L’amore non è spiegabile con il linguaggio della normalità

“La vita che sto vivendo è piena di affetto profondo”: una mamma ci insegna che tutti siamo portatori di bisogni, ma siamo anche e soprattutto una “risorsa” reciproca.

Non provo particolare rimpianto per ciò che ho vissuto prima della mia “rinascita”, semplicemente perché la mia vita attuale ha il suo perché.

Cosa significa avere un figlio con disabilità? E’ ben difficile da spiegare. Ogni tanto qualcuno, che non l’ha mai visto personalmente, mi chiede che problemi ha Matteo (ora diciassettenne). Io di solito rispondo con robusta essenzialità e concisione: “Non cammina, non vede bene e non parla”. Ma è solo un modo diretto per riassumere la situazione. Sì, perché avere un figlio “con certe caratteristiche” ti porta quasi in una realtà parallela, dove tutto ciò che è “diverso” diventa la quotidianità. Come si può far comprendere appieno tutto questo? Un figlio così non lo puoi spiegare, lo puoi solo “vivere”. La mia rinascita coincide con questa nuova vita: gran parte delle energie dedicate ad una persona “disabile”. Sentire quest’ultimo termine a volte può rattristare o addirittura spaventare. Ma le parole non sono altro che contenitori astratti e vuoti, dentro i quali ci possiamo inserire ciò che vogliamo: io nelle parole “disabile, diversamente abile, tetraplegico”, ci metto dentro mio figlio… è per questo che esse diventano poi parole concrete, parole relative a tutto un mondo… un mondo pieno di un amore che non è spiegabile con il linguaggio della normalità.
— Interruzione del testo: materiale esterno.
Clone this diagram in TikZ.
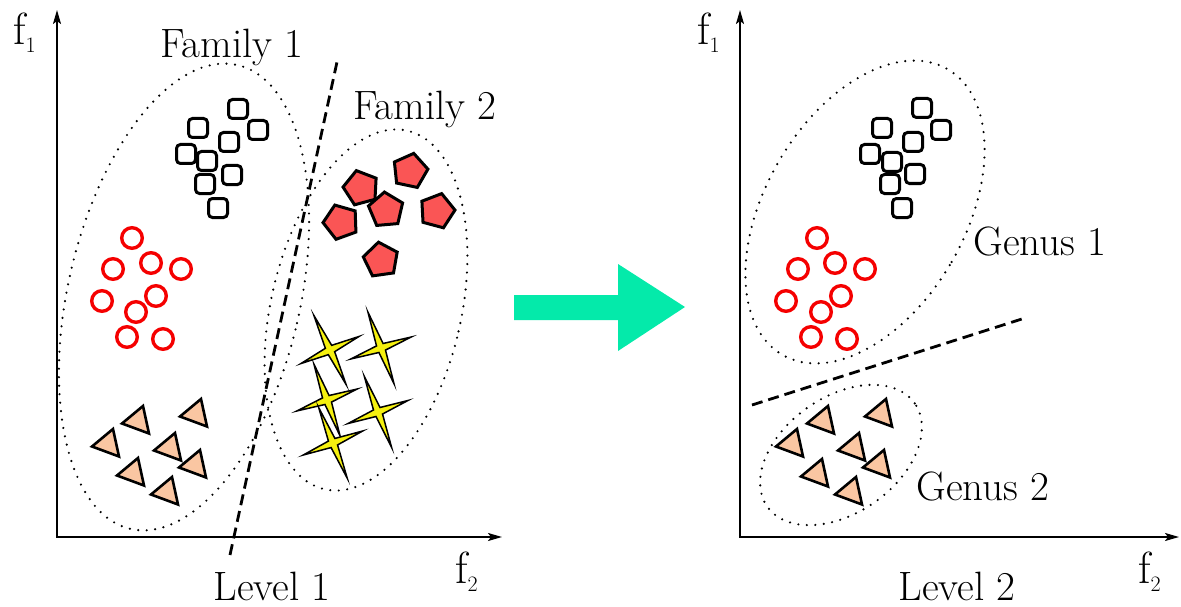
\documentclass[tikz,border=0pt]{standalone}
\usetikzlibrary{arrows.meta,shapes.geometric}
\definecolor{myred}{RGB}{245,0,0}
\definecolor{peach}{RGB}{250,198,162}
\definecolor{pentred}{RGB}{250,85,85}
\definecolor{staryel}{RGB}{245,240,15}
\definecolor{arrowgreen}{RGB}{4,234,170}
\newcommand\fsub[1]{f\raisebox{-8pt}{\fontsize{22}{24}\selectfont #1}}
\begin{document}
\begin{tikzpicture}[x=1pt,y=-1pt,
  lbl/.style={font=\fontsize{41}{44}\selectfont, inner sep=0pt, anchor=base},
  flbl/.style={font=\fontsize{45}{48}\selectfont, inner sep=0pt, anchor=base west},
  axis/.style={line width=1.8pt, {Stealth[length=14pt,width=8pt,inset=3pt]}-{Stealth[length=14pt,width=8pt,inset=3pt]}},
  dotline/.style={line width=2.4pt, line cap=round, dash pattern=on 0pt off 8.5pt},
  dline/.style={line width=2.8pt, dash pattern=on 11pt off 6pt},
  sq/.style={line width=3pt, rounded corners=4pt},
  circ/.style={draw=myred, line width=3.4pt},
  tri/.style={draw=black, fill=peach, line width=2.6pt},
  pent/.style={regular polygon, regular polygon sides=5, minimum size=36pt, inner sep=0pt, draw=black, fill=pentred, line width=3pt},
  fstar/.style={draw=black, fill=staryel, line width=1.5pt},
  bigarrow/.style={fill=arrowgreen, draw=none}
]
\useasboundingbox (0,0) rectangle (1181,607);

% axes
\coordinate (Y1) at (57,10); \coordinate (O1) at (57,537); \coordinate (X1) at (502,537);
\coordinate (Y2) at (740,10); \coordinate (O2) at (740,537); \coordinate (X2) at (1179,537);
\draw[axis] (Y1) -- (O1) -- (X1);
\draw[axis] (Y2) -- (O2) -- (X2);
\node[flbl] (f1a) at (13,45) {\fsub{1}};
\node[flbl] (f2a) at (455,583) {\fsub{2}};
\node[flbl] (f1b) at (697,45) {\fsub{1}};
\node[flbl] (f2b) at (1138,583) {\fsub{2}};

% ellipses
\draw[dotline, rotate around={-13:(184,297)}] (184,297) ellipse [x radius=116pt, y radius=238pt];
\draw[dotline, rotate around={-13:(366,310)}] (366,310) ellipse [x radius=95pt, y radius=184pt];
\draw[dotline, rotate around={-30:(865,212)}] (865,212) ellipse [x radius=100pt, y radius=165pt];
\draw[dotline, rotate around={35:(841,455)}] (841,455) ellipse [x radius=90pt, y radius=58pt];

% dashed separators
\coordinate (d1a) at (230,555); \coordinate (d1b) at (337,62);
\coordinate (d2a) at (752,405); \coordinate (d2b) at (1025,318);
\draw[dline] (d1a) -- (d1b);
\draw[dline] (d2a) -- (d2b);

% squares
\foreach \x/\y in {238/109,198/128,258/130,229/142,186/154,207/161,232/175,205/184,218/208,
                   922/108,882/128,941/130,913/142,870/154,892/162,915/174,890/184,902/208}
  \draw[sq] (\x-9.5,\y-9.5) rectangle (\x+9.5,\y+9.5);

% circles
\foreach \x/\y in {132/238,151/263,113/269,181/269,156/296,102/301,136/312,127/337,163/339,
                   817/238,835/263,798/269,865/269,841/296,786/301,821/312,811/337,847/339}
  \draw[circ] (\x,\y) circle[radius=10.3pt];

% triangles
\foreach \x/\y in {138/421,196/414,108/444,170/448,133/473,195/465,167/492,
                   823/421,881/414,792/444,854/448,817/474,879/465,851/492}
  \draw[tri, shift={(\x,\y)}] (-16,2.5) -- (5,-15) -- (11,12.5) -- cycle;

% pentagons
\foreach \x/\y/\r/\n in {361/188/15/1,410/171/-12/2,386/210/5/3,341/222/20/4,437/211/-15/5,381/260/8/6}
  \node[pent, regular polygon rotate=\r] (pent\n) at (\x,\y) {};

% stars
\foreach \x/\y/\r in {330/350/25,381/348/20,327/400/20,378/412/21,333/443/22}
  \draw[fstar, shift={(\x,\y)}, rotate=\r] (0,-38) -- (3.5,-3.5) -- (32,0) -- (3.5,3.5) -- (0,38) -- (-3.5,3.5) -- (-32,0) -- (-3.5,-3.5) -- cycle;

% big arrow
\fill[bigarrow] (514,295) -- (618,295) -- (618,264) -- (685,307) -- (618,351) -- (618,320) -- (514,320) -- cycle;

% labels
\node[lbl] (fam1) at (232,58) {Family 1};
\node[lbl] (fam2) at (425,120) {Family 2};
\node[lbl] (gen1) at (1040,255) {Genus 1};
\node[lbl] (gen2) at (983,500) {Genus 2};
\node[lbl] (lev1) at (272,600) {Level 1};
\node[lbl] (lev2) at (957,600) {Level 2};
\end{tikzpicture}
\end{document}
Come posso rimuginare tanto sulla mia vita precedente se quella che sto vivendo adesso è così piena di affetto profondo! E’ una rinascita che stempera in qualche modo il ricordo del passato. Se io avessi troppi rimpianti non sarei neanche sufficientemente concentrata per affrontare quella quotidianità “diversa” di cui parlavo prima. Ecco perché preferisco guardare avanti, non troppo, giusto un passo. Ma non solo “avanti”: con la mia rinascita ho imparato anche a guardarmi di più “intorno”. Accanto a noi c’è un universo da vedere e molto da condividere. Siamo talmente in tanti a vivere quotidianità diverse che quasi quasi questa diversità scompare e ci unisce tutti. Con l’inizio della mia seconda vita non ho solo realizzato che ci sono tante persone che affrontano continuamente problemi come i miei, ma ho anche iniziato a percepire la loro realtà e la mia come fossero veramente indistinte. Da questa prospettiva è stato quasi naturale muovere il passo verso la fondazione di un’associazione a supporto di chi è in situazione di difficoltà (non solo famiglie di persone con disabilità, ma anche chiunque abbia una problematica a cui far fronte). Perché tutti noi siamo portatori di bisogni, ma contemporaneamente siamo anche e soprattutto una “risorsa” reciproca. Se rinascessimo un po’ tutti, potremmo riempire di significato tante altre parole che contano davvero per noi stessi, per i nostri figli speciali e per tutta la comunità.